• [Task to complete] Restate each line word for word. Leave out every picture.

• [Collected material]
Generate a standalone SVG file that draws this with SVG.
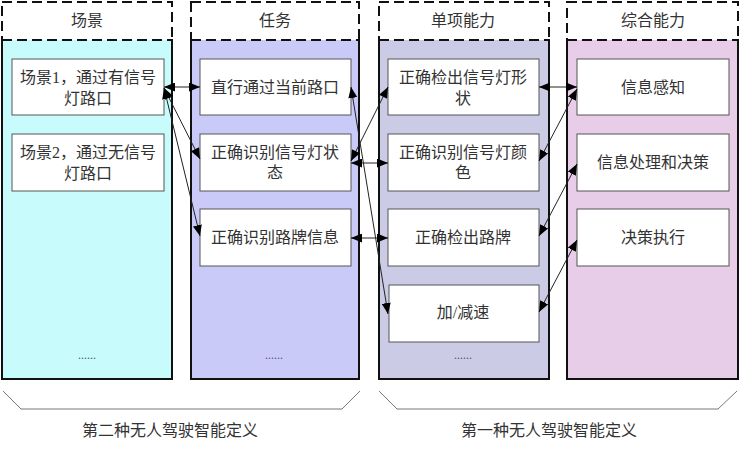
<svg xmlns="http://www.w3.org/2000/svg" width="740" height="468" viewBox="0 0 740 468">
<style>
text{font-family:"Liberation Serif","Noto Sans CJK SC",serif;font-size:16px;fill:#333;text-anchor:middle}
.col{fill:none;stroke:#111;stroke-width:2;stroke-dasharray:10 5}
.body{stroke:#111;stroke-width:2;stroke-dasharray:10 5}
.node rect{fill:#fff;stroke:#555;stroke-width:1}
.conn line{stroke:#222;stroke-width:1;marker-start:url(#ah);marker-end:url(#ah)}
.brace{fill:none;stroke:#777;stroke-width:1}
.dots{font-size:12px;fill:#556}
</style>
<defs>
<marker id="ah" viewBox="0 0 11 9" refX="11" refY="4.5" markerWidth="11" markerHeight="9" markerUnits="userSpaceOnUse" orient="auto-start-reverse">
<path d="M0,0 L11,4.5 L0,9 z" fill="#000"/>
</marker>
</defs>

<g id="col-scene">
<rect class="body" x="2" y="40" width="170" height="339" fill="#c8fcfc"/>
<rect class="col" x="2" y="2" width="170" height="377"/>
<text x="87" y="26">场景</text>
<text class="dots" x="87" y="359">......</text>
</g>
<g id="col-task">
<rect class="body" x="191" y="40" width="168" height="339" fill="#cacaf9"/>
<rect class="col" x="191" y="2" width="168" height="377"/>
<text x="275" y="26">任务</text>
<text class="dots" x="274" y="359">......</text>
</g>
<g id="col-single">
<rect class="body" x="379" y="40" width="170" height="339" fill="#cbcbe6"/>
<rect class="col" x="379" y="2" width="170" height="377"/>
<text x="463" y="26">单项能力</text>
<text class="dots" x="463" y="359">......</text>
</g>
<g id="col-comp">
<rect class="body" x="567" y="40" width="171" height="339" fill="#e8cde8"/>
<rect class="col" x="567" y="2" width="171" height="377"/>
<text x="653" y="26">综合能力</text>
</g>

<g id="n-s1" class="node"><rect x="12" y="59" width="152" height="56"/><text x="88" y="83">场景1，通过有信号</text><text x="88" y="104">灯路口</text></g>
<g id="n-s2" class="node"><rect x="12" y="134" width="152" height="57"/><text x="88" y="158">场景2，通过无信号</text><text x="88" y="179">灯路口</text></g>

<g id="n-t1" class="node"><rect x="200" y="59" width="151" height="56"/><text x="275" y="93">直行通过当前路口</text></g>
<g id="n-t2" class="node"><rect x="200" y="134" width="151" height="57"/><text x="275" y="158">正确识别信号灯状</text><text x="275" y="178">态</text></g>
<g id="n-t3" class="node"><rect x="200" y="209" width="151" height="57"/><text x="275" y="243">正确识别路牌信息</text></g>

<g id="n-c1" class="node"><rect x="388" y="59" width="151" height="56"/><text x="463" y="83">正确检出信号灯形</text><text x="463" y="104">状</text></g>
<g id="n-c2" class="node"><rect x="388" y="134" width="151" height="57"/><text x="463" y="158">正确识别信号灯颜</text><text x="463" y="178">色</text></g>
<g id="n-c3" class="node"><rect x="388" y="209" width="151" height="57"/><text x="463" y="243">正确检出路牌</text></g>
<g id="n-c4" class="node"><rect x="389" y="285" width="150" height="57"/><text x="463" y="318">加/减速</text></g>

<g id="n-g1" class="node"><rect x="577" y="59" width="152" height="56"/><text x="653" y="93">信息感知</text></g>
<g id="n-g2" class="node"><rect x="577" y="134" width="152" height="57"/><text x="653" y="168">信息处理和决策</text></g>
<g id="n-g3" class="node"><rect x="577" y="209" width="152" height="57"/><text x="653" y="243">决策执行</text></g>

<g id="connectors" class="conn">
<line x1="164" y1="87" x2="200" y2="87"/>
<line x1="164" y1="88" x2="200" y2="159"/>
<line x1="164" y1="88" x2="200" y2="236"/>
<line x1="351" y1="87" x2="388" y2="314"/>
<line x1="388" y1="87" x2="351" y2="161"/>
<line x1="351" y1="163" x2="388" y2="163"/>
<line x1="351" y1="238" x2="388" y2="238"/>
<line x1="539" y1="87" x2="577" y2="87"/>
<line x1="577" y1="89" x2="539" y2="161"/>
<line x1="577" y1="164" x2="539" y2="236"/>
<line x1="577" y1="240" x2="539" y2="312"/>
</g>

<g id="braces">
<path class="brace" d="M3,391 L21,409 L342,409 L360,391"/>
<path class="brace" d="M379,391 L397,409 L718,409 L737,391"/>
<text x="170" y="436">第二种无人驾驶智能定义</text>
<text x="549" y="436">第一种无人驾驶智能定义</text>
</g>
</svg>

• [Finished answer]
Generate a standalone SVG file that draws this with SVG.
<svg xmlns="http://www.w3.org/2000/svg" width="740" height="468" viewBox="0 0 740 468">
<style>
text{font-family:"Liberation Serif","Noto Sans CJK SC",serif;font-size:16px;fill:#333;text-anchor:middle}
.col{fill:none;stroke:#111;stroke-width:2;stroke-dasharray:10 5}
.body{stroke:#111;stroke-width:2;stroke-dasharray:10 5}
.node rect{fill:#fff;stroke:#555;stroke-width:1}
.conn line{stroke:#222;stroke-width:1;marker-start:url(#ah);marker-end:url(#ah)}
.brace{fill:none;stroke:#777;stroke-width:1}
.dots{font-size:12px;fill:#556}
</style>
<defs>
<marker id="ah" viewBox="0 0 11 9" refX="11" refY="4.5" markerWidth="11" markerHeight="9" markerUnits="userSpaceOnUse" orient="auto-start-reverse">
<path d="M0,0 L11,4.5 L0,9 z" fill="#000"/>
</marker>
</defs>

<g id="col-scene">
<rect class="body" x="2" y="40" width="170" height="339" fill="#c8fcfc"/>
<rect class="col" x="2" y="2" width="170" height="377"/>
<text x="87" y="26">场景</text>
<text class="dots" x="87" y="359">......</text>
</g>
<g id="col-task">
<rect class="body" x="191" y="40" width="168" height="339" fill="#cacaf9"/>
<rect class="col" x="191" y="2" width="168" height="377"/>
<text x="275" y="26">任务</text>
<text class="dots" x="274" y="359">......</text>
</g>
<g id="col-single">
<rect class="body" x="379" y="40" width="170" height="339" fill="#cbcbe6"/>
<rect class="col" x="379" y="2" width="170" height="377"/>
<text x="463" y="26">单项能力</text>
<text class="dots" x="463" y="359">......</text>
</g>
<g id="col-comp">
<rect class="body" x="567" y="40" width="171" height="339" fill="#e8cde8"/>
<rect class="col" x="567" y="2" width="171" height="377"/>
<text x="653" y="26">综合能力</text>
</g>

<g id="n-s1" class="node"><rect x="12" y="59" width="152" height="56"/><text x="88" y="83">场景1，通过有信号</text><text x="88" y="104">灯路口</text></g>
<g id="n-s2" class="node"><rect x="12" y="134" width="152" height="57"/><text x="88" y="158">场景2，通过无信号</text><text x="88" y="179">灯路口</text></g>

<g id="n-t1" class="node"><rect x="200" y="59" width="151" height="56"/><text x="275" y="93">直行通过当前路口</text></g>
<g id="n-t2" class="node"><rect x="200" y="134" width="151" height="57"/><text x="275" y="158">正确识别信号灯状</text><text x="275" y="178">态</text></g>
<g id="n-t3" class="node"><rect x="200" y="209" width="151" height="57"/><text x="275" y="243">正确识别路牌信息</text></g>

<g id="n-c1" class="node"><rect x="388" y="59" width="151" height="56"/><text x="463" y="83">正确检出信号灯形</text><text x="463" y="104">状</text></g>
<g id="n-c2" class="node"><rect x="388" y="134" width="151" height="57"/><text x="463" y="158">正确识别信号灯颜</text><text x="463" y="178">色</text></g>
<g id="n-c3" class="node"><rect x="388" y="209" width="151" height="57"/><text x="463" y="243">正确检出路牌</text></g>
<g id="n-c4" class="node"><rect x="389" y="285" width="150" height="57"/><text x="463" y="318">加/减速</text></g>

<g id="n-g1" class="node"><rect x="577" y="59" width="152" height="56"/><text x="653" y="93">信息感知</text></g>
<g id="n-g2" class="node"><rect x="577" y="134" width="152" height="57"/><text x="653" y="168">信息处理和决策</text></g>
<g id="n-g3" class="node"><rect x="577" y="209" width="152" height="57"/><text x="653" y="243">决策执行</text></g>

<g id="connectors" class="conn">
<line x1="164" y1="87" x2="200" y2="87"/>
<line x1="164" y1="88" x2="200" y2="159"/>
<line x1="164" y1="88" x2="200" y2="236"/>
<line x1="351" y1="87" x2="388" y2="314"/>
<line x1="388" y1="87" x2="351" y2="161"/>
<line x1="351" y1="163" x2="388" y2="163"/>
<line x1="351" y1="238" x2="388" y2="238"/>
<line x1="539" y1="87" x2="577" y2="87"/>
<line x1="577" y1="89" x2="539" y2="161"/>
<line x1="577" y1="164" x2="539" y2="236"/>
<line x1="577" y1="240" x2="539" y2="312"/>
</g>

<g id="braces">
<path class="brace" d="M3,391 L21,409 L342,409 L360,391"/>
<path class="brace" d="M379,391 L397,409 L718,409 L737,391"/>
<text x="170" y="436">第二种无人驾驶智能定义</text>
<text x="549" y="436">第一种无人驾驶智能定义</text>
</g>
</svg>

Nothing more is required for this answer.